After nearly 30 years of living with a visual impairment, you’d think I’d be used to this everyday (or every week) occurrence. But stop! Hey wait a minute mister postman. Not so. The fact is that each of those deliveries is a moment where the package has to transfer across the threshold from the sighted world to the visually-impaired, and that can be a messy business.
Here’s why. The unsuspecting delivery man, no doubt not really expecting anyone to answer the door anyway, quite often doesn’t announce himself. Why should he? After all, he’s dressed in a nice postie-type delivery-man uniform, and is stood at my door holding out a parcel. You’d have to be an idiot, or blind, not to know what was going on. Yes, ok, or both. Thanks. Of course, if he saw me out and about with my guide-dog, or a white cane, he’d know better, but he hasn’t and I’m not. I look pretty normal. Well, unless it’s an early morning delivery, when he might be forgiven for thinking he’s delivering to some kind of horror attraction.

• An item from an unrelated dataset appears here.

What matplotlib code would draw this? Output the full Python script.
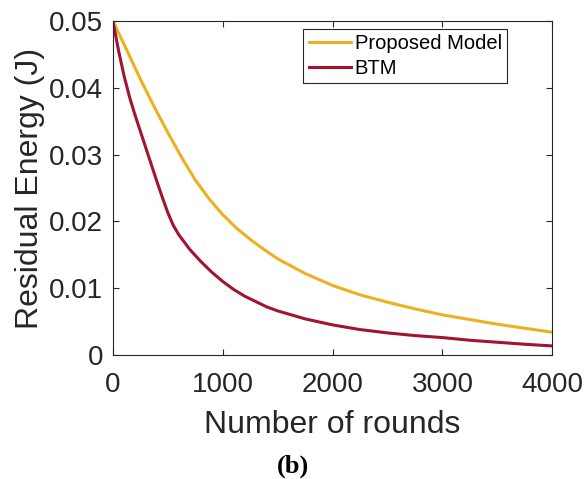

Usually, the nice man realises there’s something up with me and shoves the parcel into my hands. Except more often than not, there’s also the whole signing of the electronic gadget fiasco to go through. “Sorry, mate, I can’t see” I say. “Oh, o.k. mate, just sign in the box”. “Sorry, I can’t see”. “Just under the address sir”. “Sorry, I can’t see”. Etc. Etc.
Eventually the nice man either gets bored and just signs it himself, or he has to guide me to sign in the right place. So then this perfect stranger, whom I’ve only met a few seconds ago, has moved in close and has hold of my hand. “Up a bit, up a bit more, that’s it!” Most undignified, I have to say.

Monday, January 18, 2010

What goes around comes around

Generally speaking, I am not a believer in fate. I like to think that we are ruled only by a swirling cloud of chaos and mishap. However, every now and again events conspire to make me wonder if there isn’t someone up there having a good laugh. One such event happened to me at the end of last year and, before I go any further, I must apologise for once again returning to toilet humour for my post. I’ll lose interest in the topic when I grow up.

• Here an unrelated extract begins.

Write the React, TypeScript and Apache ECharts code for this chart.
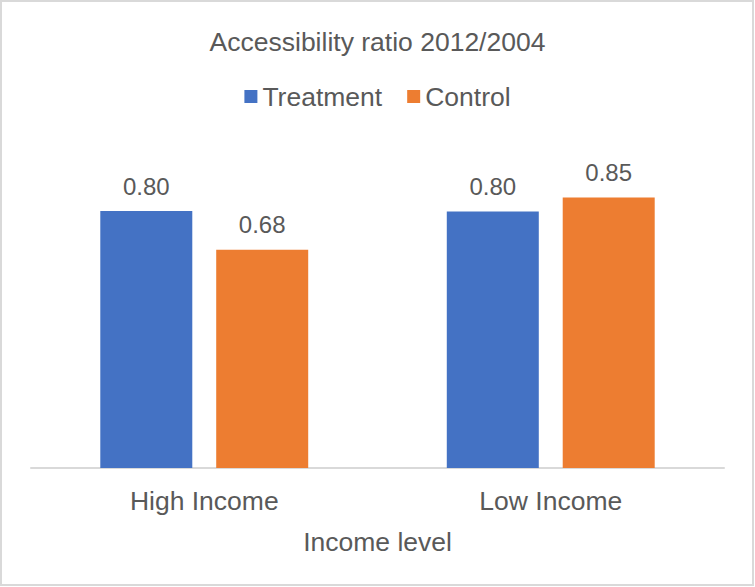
import React, { useEffect, useRef } from "react";
import * as echarts from "echarts";

const categories = ["High Income", "Low Income"];
const treatment = [0.804, 0.803];
const control = [0.683, 0.847];
const seriesNames = ["Treatment", "Control"];
const titleText = "Accessibility ratio 2012/2004";
const axisName = "Income level";

const FONT = "'Liberation Sans', Arial, sans-serif";
const TEXT = "#595959";
const FS = 26.5;

export default function App() {
  const ref = useRef<HTMLDivElement>(null);
  useEffect(() => {
    if (!ref.current) return;
    const chart = echarts.init(ref.current, undefined, { renderer: "svg" });
    const label = {
      show: true,
      position: "top",
      distance: 13,
      fontSize: 24,
      fontFamily: FONT,
      color: TEXT,
      formatter: (p: any) => Number(p.value).toFixed(2),
    };
    chart.setOption({
      animation: false,
      backgroundColor: "#ffffff",
      textStyle: { fontFamily: FONT, color: TEXT },
      graphic: [
        {
          type: "rect",
          shape: { x: 1, y: 1, width: 752, height: 584 },
          style: { fill: "none", stroke: "#d9d9d9", lineWidth: 2 },
          silent: true,
        },
      ],
      title: {
        text: titleText,
        left: "center",
        top: 28,
        padding: 0,
        textStyle: { fontSize: FS, fontWeight: "normal", color: TEXT, fontFamily: FONT },
      },
      legend: {
        top: 83,
        left: "center",
        padding: 0,
        itemWidth: 13,
        itemHeight: 13,
        itemGap: 25,
        icon: "rect",
        textStyle: { fontSize: FS, color: TEXT, fontFamily: FONT },
        data: seriesNames,
      },
      grid: { left: 31, right: 31, top: 148.5, bottom: 119, containLabel: false },
      xAxis: {
        type: "category",
        data: categories,
        axisLine: { show: true, lineStyle: { color: "#d9d9d9", width: 2 } },
        axisTick: { show: false },
        axisLabel: { fontSize: FS, color: TEXT, fontFamily: FONT, margin: 19 },
        name: axisName,
        nameLocation: "middle",
        nameGap: 60,
        nameTextStyle: { fontSize: FS, color: TEXT, fontFamily: FONT },
      },
      yAxis: {
        type: "value",
        min: 0,
        max: 1,
        show: false,
        splitLine: { show: false },
      },
      series: [
        {
          name: seriesNames[0],
          type: "bar",
          data: treatment,
          barWidth: 92,
          barGap: "26%",
          itemStyle: { color: "#4472C4" },
          label,
        },
        {
          name: seriesNames[1],
          type: "bar",
          data: control,
          barWidth: 92,
          barGap: "26%",
          itemStyle: { color: "#ED7D31" },
          label,
        },
      ],
    });
    return () => chart.dispose();
  }, []);
  return (
    <div
      ref={ref}
      style={{ position: "fixed", left: 0, top: 0, width: 755, height: 587 }}
    />
  );
}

Anyway, my cautionary tale actually starts some eight years earlier on my first day working for my current employer. As is my won’t, I decided to try out the facilities. Of course, my induction documentation said nothing about the dodgy lock on the gents’, which was a single toilet affair, opening onto a corridor. So you can imagine my surprise when I was sat there in my glory and the door opened and thankfully closed again fairly quickly with a few mumbled apologies. Of course, the misery did not end there. As the toilet was several feet from the door, I had to shuffle along pretty sharpish before anyone else decided to pay a visit. That was one mistake, possibly the only mistake, that I did not make again during those eight years.

Fast forward to my very last day in the same office, prior to a move to a brand new building. Mind no doubt full of reminiscences, I wandered along to pay a final visit to the same offending lav, still with the dodgy lock. Of course, it wasn’t until he said something that I realised the seat was already taken. Thank goodness I didn’t have my ipod in.

Now, that sort of symmetry doesn’t happen by accident does it? What’s more bizarre is that it could easily have been the same guy on both occasions. I’ll never know, thank goodness.

Sunday, January 10, 2010

Little Wonkey

As has become something of a tradition in our house, we once again made the radical decision at Christmas time to go to church. I know, rebels or what? And, as usual, I was lulled into thinking I would enjoy a nice carol concert. Perhaps due to the infrequency of my church attendances, it always comes as a bit of a disappointment when the church organ starts up and, with everyone else I stand up in readiness to sing of joy and good will. Only at that point do I realise that I can’t remember the words to any of the carols, apart maybe from the opening of Once in Royal David’s City...and they always keep that bit for the choir.
So, as usual I felt very self-conscious humming along and looking very bored. I always imagine that the priest is going to spot me, stop the music and demand to know what is the matter with me. He didn’t – thank his boss.
However,
I was very interested to learn about the project to which the collection from the service was to go. Apparently, Newcastle is blessed with a team of ‘street pastors’ whose job it is to offer comfort and counsel to members of the flock who get into trouble after what we fondly call a ‘neet oot on the lash’.

It wasn’t until I checked out the project’s website that I realised the true nature of their work. The following is an extract from
www.streetpastas..org.uk
The Street Pastas project started in Italy, under the leadership of the Reverend Al Dente, and now operates in many of Europe’s urban centres.
Street Pastas provide support to the fallen and the stumbling, often in very practical ways, as demonstrated by these wonderful examples:
Jimmy, aged 32 from Whitley Bay –“I felt terrible. I think my tenth pint was bad. Anyhow I was out in the street trying to vom but I just couldn’t get it up. Then this gadgy turns up and offers me some spaghetti – right long stuff it was. It was half down my throat when he yanked it oot again. Ya bugger that did the trick, champion. I felt terrible about his shoes like, but hey, what can you do?”
Sharon, 19, from Wideopen“I’d been on tequila slammers all-night and as soon as I hit the fresh air I went down. Dropped me chips and everything. Then, out of nowhere, this bloke came up. I thought I’d pulled. But then he lifted me head up and put this massive piece of ravioli under it. It was dead comfy – I was out like a light.”